All VCF files are merged into a VCF that includes information about all the SNPs called among all samples. This merged VCF is passed, along with the results from SNPDat and the GFF file to snp_parser.py which integrates information from all data sources and output files in a format that can be later used by the rest of the pipeline. 1

Note

The GFF file passed to the parser must have per sample coverage information.

1

This step is done separately because it’s both time consuming and can helps to paralellise later steps

Script Reference

Deprecated since version 0.5.7: This script is deprecated now, use pnps-gen vcf instead

Note

if you need to use the script, install HTSeq

This script parses results of SNPs analysis from any tool for SNP calling 2 and integrates them into a format that can be later used for other scripts in the pipeline.

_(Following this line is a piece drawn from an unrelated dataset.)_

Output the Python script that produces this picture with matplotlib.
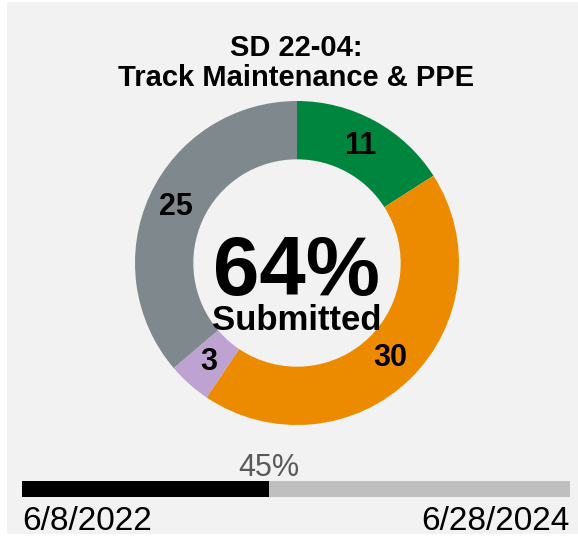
import matplotlib.pyplot as plt
from matplotlib.patches import Rectangle

plt.rcParams['font.family'] = ['Liberation Sans', 'DejaVu Sans']

# data
title = "SD 22-04:\nTrack Maintenance & PPE"
counts = [11, 30, 3, 25]
colors = ["#00853E", "#ED8B00", "#BDA2D2", "#7F898D"]
submitted_pct = 64
time_elapsed = 45
start_date = "6/8/2022"
end_date = "6/28/2024"

W, H = 578, 536


def px(x, y):
    # pixel position (from top-left) to figure fraction
    return x / W, 1 - y / H


fig = plt.figure(figsize=(W / 100, H / 100), dpi=100)
fig.patch.set_facecolor("white")
fig.patches.append(Rectangle(px(7, 534), (W - 7) / W, 532 / H,
                             transform=fig.transFigure, facecolor="#F2F2F2",
                             edgecolor="none", zorder=-10))

# donut
r = 162
ax = fig.add_axes([(297 - r) / W, (H - 263 - r) / H, 2 * r / W, 2 * r / H])
ax.set_facecolor("none")
total = sum(counts)
wedges, texts, autotexts = ax.pie(
    counts, colors=colors, startangle=90, counterclock=False, radius=1,
    wedgeprops=dict(width=0.36, linewidth=0),
    autopct=lambda p: f"{round(p * total / 100)}", pctdistance=0.82,
    textprops=dict(fontsize=22, fontweight="bold", color="black"))
ax.set_xlim(-1, 1)
ax.set_ylim(-1, 1)

fig.text(*px(297, 295), f"{submitted_pct}%", ha="center", va="baseline",
         fontsize=60, fontweight="bold")
fig.text(*px(297, 330), "Submitted", ha="center", va="baseline",
         fontsize=25, fontweight="bold")

# title
fig.text(*px(296, 86), title, ha="center", va="baseline", fontsize=21,
         fontweight="bold", linespacing=1.1, multialignment="center")

# progress bar
bx = fig.add_axes([22 / W, (H - 497) / H, 548 / W, 16 / H])
bx.barh([0], [time_elapsed], color="black", height=1)
bx.barh([0], [100 - time_elapsed], left=[time_elapsed], color="#BFBFBF", height=1)
bx.set_xlim(0, 100)
bx.set_ylim(-0.5, 0.5)
bx.axis("off")

fig.text(*px(22 + 548 * time_elapsed / 100, 476), f"{time_elapsed}%",
         ha="center", va="baseline", fontsize=22, color="#595959")
fig.text(*px(22, 530), start_date, ha="left", va="baseline", fontsize=24)
fig.text(*px(570, 530), end_date, ha="right", va="baseline", fontsize=24)

fig.savefig("out.png", dpi=100)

It integrates coverage and expected number of syn/nonsyn change and taxonomy from a GFF file, SNP data from a VCF file.

Note

The script accept gzipped VCF files

2

GATK pipeline was tested, but it is possible to use samtools and bcftools

Changes

Changed in version 0.2.1: added -s option for VCF files generated using bcftools

Changed in version 0.1.16: reworkked internals and removed SNPDat, syn/nonsyn evaluation is internal

Changed in version 0.1.13: reworked the internals and the classes used, including options -m and -s

Options

DEPRECATED, use pnps-gen vcf SNPs analysis, requires a vcf file

usage: snp_parser [-h] [-o OUTPUT_FILE] [-q MIN_QUAL] [-f MIN_FREQ] [-r MIN_READS] -g GFF_FILE -p VCF_FILE -a REFERENCE -m SAMPLES_ID [-c COV_SUFF] [-s]
                  [-v | --quiet] [--cite] [--manual] [--version]

Named Arguments

-o, --output-file

Ouput file

Default: snp_data.pickle

-q, --min-qual

Minimum SNP quality (Phred score)

Default: 30

-f, --min-freq

Minimum allele frequency

Default: 0.01

-r, --min-reads

Minimum number of reads to accept the SNP

Default: 4

-g, --gff-file

GFF file with annotations

-p, --vcf-file

Merged VCF file

-a, --reference

Fasta file with the GFF Reference

-m, --samples-id

the ids of the samples used in the analysis

-c, --cov-suff

Per sample coverage suffix in the GFF

Default: “_cov”

-s, --bcftools-vcf

bcftools call was used to produce the VCF file

Default: False

-v, --verbose

more verbose - includes debug messages

Default: 20

--quiet

less verbose - only error and critical messages

--cite

Show citation for the framework

--manual

Show the script manual

--version

show program’s version number and exit